- AIM OF THE TASK -
Lines from the one containing "Emit a Python" to the one containing "plt.rcParams['font.family'] = ['Noto", both lines included, are to be extracted exactly from the data below; pictures are excluded.

- Code that draws figures -

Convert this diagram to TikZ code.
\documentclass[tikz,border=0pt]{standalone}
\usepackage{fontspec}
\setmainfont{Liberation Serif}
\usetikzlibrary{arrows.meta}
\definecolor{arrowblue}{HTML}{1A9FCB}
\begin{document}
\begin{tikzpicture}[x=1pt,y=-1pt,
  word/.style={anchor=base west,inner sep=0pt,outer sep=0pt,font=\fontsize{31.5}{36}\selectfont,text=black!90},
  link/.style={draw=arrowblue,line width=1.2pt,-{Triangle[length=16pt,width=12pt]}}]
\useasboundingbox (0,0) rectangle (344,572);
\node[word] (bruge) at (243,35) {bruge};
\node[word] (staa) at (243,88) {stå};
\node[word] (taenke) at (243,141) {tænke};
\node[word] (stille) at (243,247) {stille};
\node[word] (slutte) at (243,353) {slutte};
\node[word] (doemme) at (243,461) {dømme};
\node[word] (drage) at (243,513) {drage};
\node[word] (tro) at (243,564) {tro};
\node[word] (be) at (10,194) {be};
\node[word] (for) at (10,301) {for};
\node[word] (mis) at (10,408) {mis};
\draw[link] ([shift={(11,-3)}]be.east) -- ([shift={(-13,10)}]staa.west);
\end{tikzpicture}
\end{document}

* * *

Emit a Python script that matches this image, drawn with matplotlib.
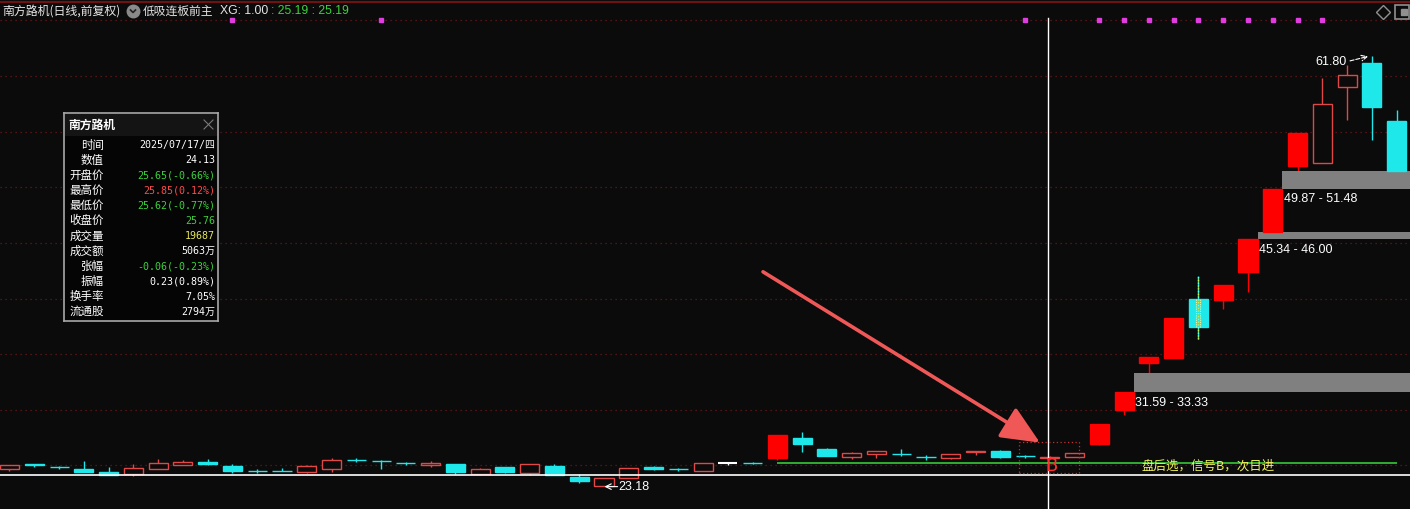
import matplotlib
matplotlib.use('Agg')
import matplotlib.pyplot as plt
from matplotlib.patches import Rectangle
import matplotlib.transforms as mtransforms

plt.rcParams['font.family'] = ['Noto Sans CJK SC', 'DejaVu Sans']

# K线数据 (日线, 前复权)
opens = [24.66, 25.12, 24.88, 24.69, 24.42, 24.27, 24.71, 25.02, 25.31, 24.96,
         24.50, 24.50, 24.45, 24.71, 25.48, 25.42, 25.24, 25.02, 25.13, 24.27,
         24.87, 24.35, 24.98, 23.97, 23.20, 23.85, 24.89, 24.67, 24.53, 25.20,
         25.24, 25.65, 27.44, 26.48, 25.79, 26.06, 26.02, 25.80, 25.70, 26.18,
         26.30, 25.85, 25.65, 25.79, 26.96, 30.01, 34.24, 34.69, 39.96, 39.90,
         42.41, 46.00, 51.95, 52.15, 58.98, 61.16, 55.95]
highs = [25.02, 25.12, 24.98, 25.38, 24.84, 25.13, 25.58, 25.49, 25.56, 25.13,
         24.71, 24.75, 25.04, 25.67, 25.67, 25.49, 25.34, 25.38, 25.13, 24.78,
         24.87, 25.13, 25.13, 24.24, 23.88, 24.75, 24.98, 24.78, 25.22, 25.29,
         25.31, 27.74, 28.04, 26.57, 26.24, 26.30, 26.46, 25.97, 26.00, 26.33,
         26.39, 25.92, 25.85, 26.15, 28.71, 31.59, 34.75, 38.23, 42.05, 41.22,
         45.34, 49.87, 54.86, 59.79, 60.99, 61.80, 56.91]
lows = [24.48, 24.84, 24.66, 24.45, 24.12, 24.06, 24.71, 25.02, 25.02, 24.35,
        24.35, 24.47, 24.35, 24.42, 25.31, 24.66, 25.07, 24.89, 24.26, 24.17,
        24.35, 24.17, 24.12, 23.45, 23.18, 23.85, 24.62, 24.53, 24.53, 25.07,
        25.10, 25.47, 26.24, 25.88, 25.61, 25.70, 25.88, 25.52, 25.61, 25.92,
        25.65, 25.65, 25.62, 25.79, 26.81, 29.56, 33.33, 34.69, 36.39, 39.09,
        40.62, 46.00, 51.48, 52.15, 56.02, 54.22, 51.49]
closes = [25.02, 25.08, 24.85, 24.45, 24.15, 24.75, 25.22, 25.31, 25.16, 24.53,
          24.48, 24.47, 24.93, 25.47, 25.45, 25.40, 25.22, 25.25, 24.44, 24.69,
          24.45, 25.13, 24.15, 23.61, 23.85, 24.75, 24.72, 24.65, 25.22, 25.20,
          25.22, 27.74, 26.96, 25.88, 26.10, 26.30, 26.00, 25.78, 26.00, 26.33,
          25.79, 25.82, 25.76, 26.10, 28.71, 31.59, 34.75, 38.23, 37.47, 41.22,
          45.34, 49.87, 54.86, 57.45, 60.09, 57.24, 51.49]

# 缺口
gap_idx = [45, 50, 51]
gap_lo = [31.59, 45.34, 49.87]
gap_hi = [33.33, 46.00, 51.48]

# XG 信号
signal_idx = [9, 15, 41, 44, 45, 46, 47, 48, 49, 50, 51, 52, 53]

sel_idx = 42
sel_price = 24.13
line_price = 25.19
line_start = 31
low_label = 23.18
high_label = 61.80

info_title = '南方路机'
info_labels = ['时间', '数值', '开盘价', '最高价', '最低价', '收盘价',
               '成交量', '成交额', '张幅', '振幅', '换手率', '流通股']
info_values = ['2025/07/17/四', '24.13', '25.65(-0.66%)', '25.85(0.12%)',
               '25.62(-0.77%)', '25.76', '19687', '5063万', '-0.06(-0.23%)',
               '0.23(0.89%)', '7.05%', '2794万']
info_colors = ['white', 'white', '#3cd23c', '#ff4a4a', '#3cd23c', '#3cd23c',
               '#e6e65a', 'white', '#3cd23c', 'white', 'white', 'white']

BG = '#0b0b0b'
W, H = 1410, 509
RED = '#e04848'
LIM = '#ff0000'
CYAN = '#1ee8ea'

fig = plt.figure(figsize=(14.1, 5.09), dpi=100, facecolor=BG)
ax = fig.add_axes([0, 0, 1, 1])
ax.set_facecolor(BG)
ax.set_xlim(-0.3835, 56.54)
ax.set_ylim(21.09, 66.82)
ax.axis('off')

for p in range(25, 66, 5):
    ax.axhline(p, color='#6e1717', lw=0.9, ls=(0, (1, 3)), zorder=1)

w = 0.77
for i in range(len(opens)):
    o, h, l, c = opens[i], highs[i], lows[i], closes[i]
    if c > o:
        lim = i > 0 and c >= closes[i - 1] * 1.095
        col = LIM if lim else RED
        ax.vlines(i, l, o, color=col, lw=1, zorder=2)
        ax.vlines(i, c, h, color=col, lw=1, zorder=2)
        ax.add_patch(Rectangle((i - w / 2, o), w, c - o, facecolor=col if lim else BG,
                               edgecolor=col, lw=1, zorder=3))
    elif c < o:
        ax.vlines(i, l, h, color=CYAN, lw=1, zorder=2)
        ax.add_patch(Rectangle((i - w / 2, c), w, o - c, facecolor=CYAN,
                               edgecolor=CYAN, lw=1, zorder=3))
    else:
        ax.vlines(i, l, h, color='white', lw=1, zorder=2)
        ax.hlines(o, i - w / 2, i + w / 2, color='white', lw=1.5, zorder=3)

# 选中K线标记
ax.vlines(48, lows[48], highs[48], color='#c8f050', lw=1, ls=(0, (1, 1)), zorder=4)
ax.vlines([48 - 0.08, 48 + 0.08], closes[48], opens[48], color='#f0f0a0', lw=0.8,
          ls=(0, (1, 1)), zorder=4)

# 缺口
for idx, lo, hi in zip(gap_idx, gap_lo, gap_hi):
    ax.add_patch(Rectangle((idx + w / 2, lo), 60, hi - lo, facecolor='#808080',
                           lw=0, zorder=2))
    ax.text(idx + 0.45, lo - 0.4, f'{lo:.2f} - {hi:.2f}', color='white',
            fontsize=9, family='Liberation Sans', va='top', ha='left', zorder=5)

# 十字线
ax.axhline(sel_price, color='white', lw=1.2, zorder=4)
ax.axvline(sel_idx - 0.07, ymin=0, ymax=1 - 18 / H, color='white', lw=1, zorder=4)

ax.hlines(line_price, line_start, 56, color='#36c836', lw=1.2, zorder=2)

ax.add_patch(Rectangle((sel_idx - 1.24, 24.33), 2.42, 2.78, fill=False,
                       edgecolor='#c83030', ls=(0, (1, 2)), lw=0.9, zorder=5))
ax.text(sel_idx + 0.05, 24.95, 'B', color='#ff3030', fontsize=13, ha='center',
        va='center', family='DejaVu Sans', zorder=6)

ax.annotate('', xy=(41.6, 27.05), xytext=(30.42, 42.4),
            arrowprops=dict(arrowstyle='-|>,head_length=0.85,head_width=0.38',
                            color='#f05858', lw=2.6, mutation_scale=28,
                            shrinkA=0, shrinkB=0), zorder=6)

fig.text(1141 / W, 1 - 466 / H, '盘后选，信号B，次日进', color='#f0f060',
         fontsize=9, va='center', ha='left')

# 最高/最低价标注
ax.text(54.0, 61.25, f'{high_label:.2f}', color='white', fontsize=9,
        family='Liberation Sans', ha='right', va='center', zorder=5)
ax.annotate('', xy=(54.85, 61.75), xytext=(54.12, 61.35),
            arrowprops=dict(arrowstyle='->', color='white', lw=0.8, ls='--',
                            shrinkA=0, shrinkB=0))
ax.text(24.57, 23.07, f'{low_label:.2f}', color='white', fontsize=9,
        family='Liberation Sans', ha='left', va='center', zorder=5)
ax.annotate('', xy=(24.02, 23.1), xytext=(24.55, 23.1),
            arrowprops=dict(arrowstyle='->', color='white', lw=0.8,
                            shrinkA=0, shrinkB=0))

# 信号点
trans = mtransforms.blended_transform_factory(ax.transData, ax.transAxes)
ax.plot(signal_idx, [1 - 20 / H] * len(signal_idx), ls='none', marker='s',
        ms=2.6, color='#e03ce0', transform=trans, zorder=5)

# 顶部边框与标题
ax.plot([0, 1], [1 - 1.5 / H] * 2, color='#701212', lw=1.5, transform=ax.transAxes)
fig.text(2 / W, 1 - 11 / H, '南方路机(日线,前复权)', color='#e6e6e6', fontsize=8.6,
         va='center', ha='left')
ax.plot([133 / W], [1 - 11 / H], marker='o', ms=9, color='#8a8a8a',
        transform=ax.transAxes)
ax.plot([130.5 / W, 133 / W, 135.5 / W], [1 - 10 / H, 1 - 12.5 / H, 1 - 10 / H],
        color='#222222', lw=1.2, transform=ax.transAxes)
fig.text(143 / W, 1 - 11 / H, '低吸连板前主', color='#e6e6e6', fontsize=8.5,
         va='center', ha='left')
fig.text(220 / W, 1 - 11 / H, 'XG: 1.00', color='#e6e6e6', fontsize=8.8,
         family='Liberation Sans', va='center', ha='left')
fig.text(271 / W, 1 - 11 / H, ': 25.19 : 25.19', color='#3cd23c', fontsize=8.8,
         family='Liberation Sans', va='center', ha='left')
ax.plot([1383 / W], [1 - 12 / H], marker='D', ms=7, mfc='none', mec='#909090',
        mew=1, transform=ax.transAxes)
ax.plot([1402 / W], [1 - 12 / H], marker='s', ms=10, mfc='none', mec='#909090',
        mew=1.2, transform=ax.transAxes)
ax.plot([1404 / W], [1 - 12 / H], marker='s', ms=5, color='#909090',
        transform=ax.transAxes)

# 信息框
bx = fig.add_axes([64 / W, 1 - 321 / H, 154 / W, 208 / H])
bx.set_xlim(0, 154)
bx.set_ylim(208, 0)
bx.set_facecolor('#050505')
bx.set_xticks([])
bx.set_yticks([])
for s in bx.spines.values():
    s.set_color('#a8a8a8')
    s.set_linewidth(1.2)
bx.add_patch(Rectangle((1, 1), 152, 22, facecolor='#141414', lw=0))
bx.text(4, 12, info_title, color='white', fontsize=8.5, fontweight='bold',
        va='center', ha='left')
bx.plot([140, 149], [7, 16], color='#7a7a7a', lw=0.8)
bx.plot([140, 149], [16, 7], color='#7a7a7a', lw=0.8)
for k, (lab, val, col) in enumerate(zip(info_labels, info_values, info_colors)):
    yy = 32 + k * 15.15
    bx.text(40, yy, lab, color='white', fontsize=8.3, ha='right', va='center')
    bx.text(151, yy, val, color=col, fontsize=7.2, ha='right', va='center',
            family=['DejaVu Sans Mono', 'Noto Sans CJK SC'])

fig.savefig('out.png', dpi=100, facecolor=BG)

- SOLUTION FOR THIS TASK -
Emit a Python script that matches this image, drawn with matplotlib.
import matplotlib
matplotlib.use('Agg')
import matplotlib.pyplot as plt
from matplotlib.patches import Rectangle
import matplotlib.transforms as mtransforms

plt.rcParams['font.family'] = ['Noto Sans CJK SC', 'DejaVu Sans']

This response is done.